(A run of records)
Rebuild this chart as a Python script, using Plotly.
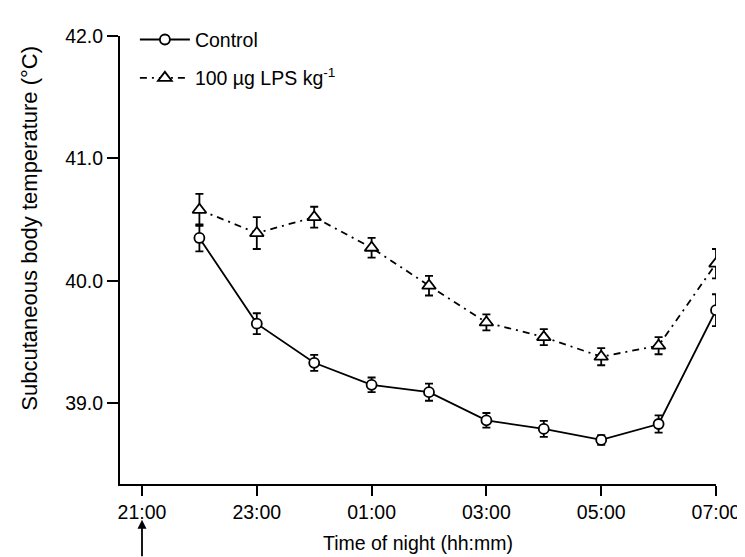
import plotly.graph_objects as go

# time points (hours of the night, 22:00 to 07:00 next morning)
times = ["2000-01-01 22:00", "2000-01-01 23:00", "2000-01-02 00:00", "2000-01-02 01:00",
         "2000-01-02 02:00", "2000-01-02 03:00", "2000-01-02 04:00", "2000-01-02 05:00",
         "2000-01-02 06:00", "2000-01-02 07:00"]

control = [40.35, 39.65, 39.33, 39.15, 39.09, 38.86, 38.79, 38.70, 38.83, 39.76]
control_err = [0.11, 0.085, 0.065, 0.06, 0.07, 0.06, 0.065, 0.04, 0.07, 0.13]

lps = [40.58, 40.39, 40.52, 40.27, 39.96, 39.66, 39.54, 39.38, 39.47, 40.14]
lps_err = [0.13, 0.13, 0.085, 0.08, 0.08, 0.065, 0.065, 0.07, 0.07, 0.12]

tick_times = ["2000-01-01 21:00", "2000-01-01 23:00", "2000-01-02 01:00",
              "2000-01-02 03:00", "2000-01-02 05:00", "2000-01-02 07:00"]
tick_labels = ["21:00", "23:00", "01:00", "03:00", "05:00", "07:00"]
y_ticks = [39.0, 40.0, 41.0, 42.0]

FONT = "Liberation Sans, Arial, sans-serif"

fig = go.Figure()

fig.add_trace(go.Scatter(
    x=times, y=control, name="Control", legendgroup="c",
    mode="lines+markers",
    line=dict(color="black", width=1.8),
    marker=dict(symbol="circle", size=10, color="white",
                line=dict(color="black", width=1.8)),
    error_y=dict(type="data", array=control_err, color="black",
                 thickness=1.8, width=4),
))

fig.add_trace(go.Scatter(
    x=times, y=lps, name="100 µg LPS kg<sup>-1</sup>", legendgroup="l",
    mode="lines+markers",
    line=dict(color="black", width=1.8, dash="7px,5px,2px,5px"),
    marker=dict(symbol="triangle-up", size=12, color="white",
                line=dict(color="black", width=1.8)),
    error_y=dict(type="data", array=lps_err, color="black",
                 thickness=1.8, width=4),
))

# arrow under 21:00 (injection time)
fig.add_annotation(
    x="2000-01-01 21:00", y=-0.08, xref="x", yref="paper",
    ax=0, ay=38, text="", showarrow=True,
    arrowhead=2, arrowsize=1.0, arrowwidth=1.8, arrowcolor="black",
)

# y axis title, placed by hand (sits a bit above the plot centre)
fig.add_annotation(
    text="Subcutaneous body temperature (°C)",
    xref="paper", yref="paper", x=0, y=0.57,
    xshift=-90, textangle=-90, showarrow=False,
    xanchor="center", yanchor="middle",
    font=dict(size=22),
)

fig.update_layout(
    width=745, height=557,
    margin=dict(l=112, r=23, t=19, b=81),
    plot_bgcolor="white", paper_bgcolor="white",
    font=dict(family=FONT, size=20, color="black"),
    showlegend=True,
    legend=dict(x=0.025, y=1.035, xanchor="left", yanchor="top",
                bgcolor="rgba(0,0,0,0)", font=dict(size=19.5),
                itemwidth=50, traceorder="grouped", tracegroupgap=10),
)

fig.update_xaxes(
    range=["2000-01-01 20:37", "2000-01-02 07:00"],
    tickvals=tick_times, ticktext=tick_labels,
    tickfont=dict(size=19.5), ticklabeloverflow="allow",
    showline=True, linecolor="black", linewidth=2,
    ticks="outside", ticklen=10, tickwidth=2, tickcolor="black",
    showgrid=False, zeroline=False,
    title=dict(text="Time of night (hh:mm)", font=dict(size=19.5), standoff=14),
)

fig.update_yaxes(
    range=[38.34, 42.0],
    tickvals=y_ticks, tickformat=".1f", tickfont=dict(size=19.5),
    showline=True, linecolor="black", linewidth=2,
    ticks="outside", ticklen=11, tickwidth=2, tickcolor="black",
    showgrid=False, zeroline=False,
)

fig.write_html("out.html")
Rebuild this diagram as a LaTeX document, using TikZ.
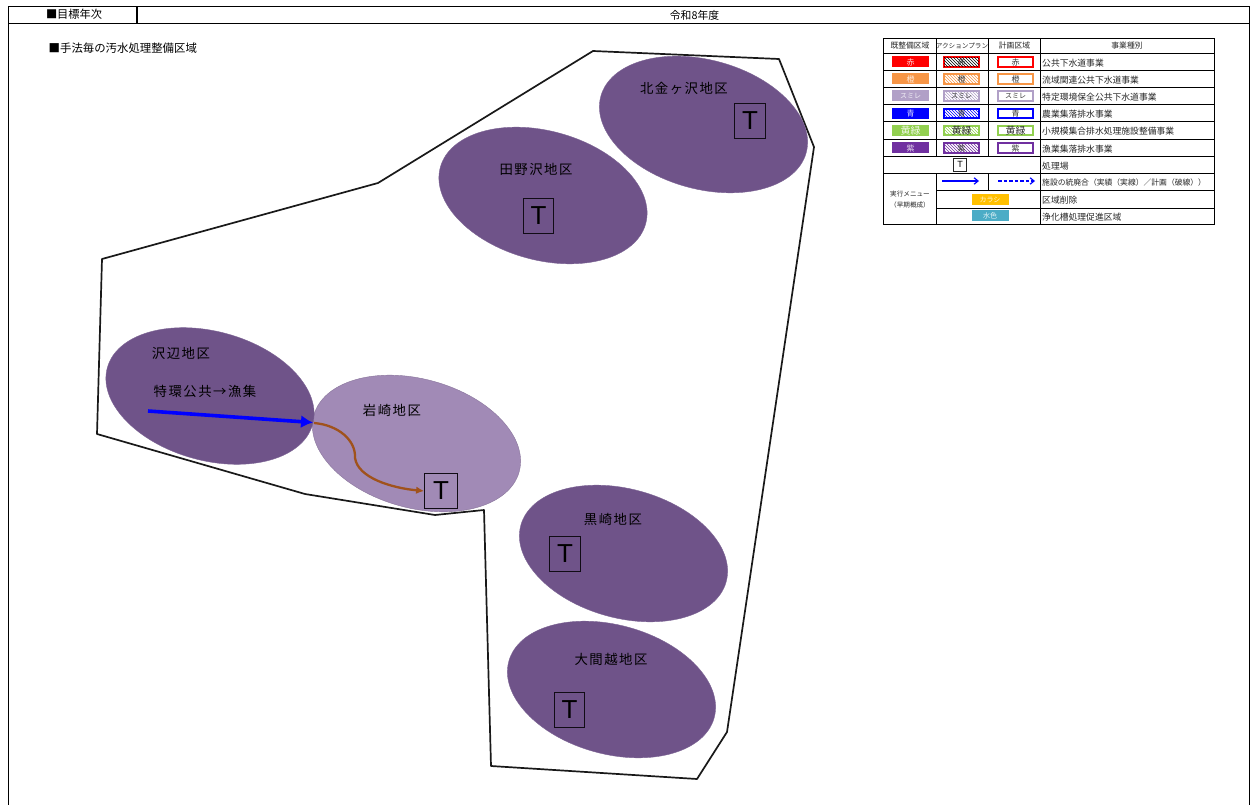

# EXERCISE DESCRIPTION:
All of the entries above should be copied exactly, except for the pictures.

# EXPECTED ANSWER:
Rebuild this chart as a Python script, using Plotly.
import plotly.graph_objects as go

# time points (hours of the night, 22:00 to 07:00 next morning)
times = ["2000-01-01 22:00", "2000-01-01 23:00", "2000-01-02 00:00", "2000-01-02 01:00",
         "2000-01-02 02:00", "2000-01-02 03:00", "2000-01-02 04:00", "2000-01-02 05:00",
         "2000-01-02 06:00", "2000-01-02 07:00"]

control = [40.35, 39.65, 39.33, 39.15, 39.09, 38.86, 38.79, 38.70, 38.83, 39.76]
control_err = [0.11, 0.085, 0.065, 0.06, 0.07, 0.06, 0.065, 0.04, 0.07, 0.13]

lps = [40.58, 40.39, 40.52, 40.27, 39.96, 39.66, 39.54, 39.38, 39.47, 40.14]
lps_err = [0.13, 0.13, 0.085, 0.08, 0.08, 0.065, 0.065, 0.07, 0.07, 0.12]

tick_times = ["2000-01-01 21:00", "2000-01-01 23:00", "2000-01-02 01:00",
              "2000-01-02 03:00", "2000-01-02 05:00", "2000-01-02 07:00"]
tick_labels = ["21:00", "23:00", "01:00", "03:00", "05:00", "07:00"]
y_ticks = [39.0, 40.0, 41.0, 42.0]

FONT = "Liberation Sans, Arial, sans-serif"

fig = go.Figure()

fig.add_trace(go.Scatter(
    x=times, y=control, name="Control", legendgroup="c",
    mode="lines+markers",
    line=dict(color="black", width=1.8),
    marker=dict(symbol="circle", size=10, color="white",
                line=dict(color="black", width=1.8)),
    error_y=dict(type="data", array=control_err, color="black",
                 thickness=1.8, width=4),
))

fig.add_trace(go.Scatter(
    x=times, y=lps, name="100 µg LPS kg<sup>-1</sup>", legendgroup="l",
    mode="lines+markers",
    line=dict(color="black", width=1.8, dash="7px,5px,2px,5px"),
    marker=dict(symbol="triangle-up", size=12, color="white",
                line=dict(color="black", width=1.8)),
    error_y=dict(type="data", array=lps_err, color="black",
                 thickness=1.8, width=4),
))

# arrow under 21:00 (injection time)
fig.add_annotation(
    x="2000-01-01 21:00", y=-0.08, xref="x", yref="paper",
    ax=0, ay=38, text="", showarrow=True,
    arrowhead=2, arrowsize=1.0, arrowwidth=1.8, arrowcolor="black",
)

# y axis title, placed by hand (sits a bit above the plot centre)
fig.add_annotation(
    text="Subcutaneous body temperature (°C)",
    xref="paper", yref="paper", x=0, y=0.57,
    xshift=-90, textangle=-90, showarrow=False,
    xanchor="center", yanchor="middle",
    font=dict(size=22),
)

fig.update_layout(
    width=745, height=557,
    margin=dict(l=112, r=23, t=19, b=81),
    plot_bgcolor="white", paper_bgcolor="white",
    font=dict(family=FONT, size=20, color="black"),
    showlegend=True,
    legend=dict(x=0.025, y=1.035, xanchor="left", yanchor="top",
                bgcolor="rgba(0,0,0,0)", font=dict(size=19.5),
                itemwidth=50, traceorder="grouped", tracegroupgap=10),
)

fig.update_xaxes(
    range=["2000-01-01 20:37", "2000-01-02 07:00"],
    tickvals=tick_times, ticktext=tick_labels,
    tickfont=dict(size=19.5), ticklabeloverflow="allow",
    showline=True, linecolor="black", linewidth=2,
    ticks="outside", ticklen=10, tickwidth=2, tickcolor="black",
    showgrid=False, zeroline=False,
    title=dict(text="Time of night (hh:mm)", font=dict(size=19.5), standoff=14),
)

fig.update_yaxes(
    range=[38.34, 42.0],
    tickvals=y_ticks, tickformat=".1f", tickfont=dict(size=19.5),
    showline=True, linecolor="black", linewidth=2,
    ticks="outside", ticklen=11, tickwidth=2, tickcolor="black",
    showgrid=False, zeroline=False,
)

fig.write_html("out.html")
Rebuild this diagram as a LaTeX document, using TikZ.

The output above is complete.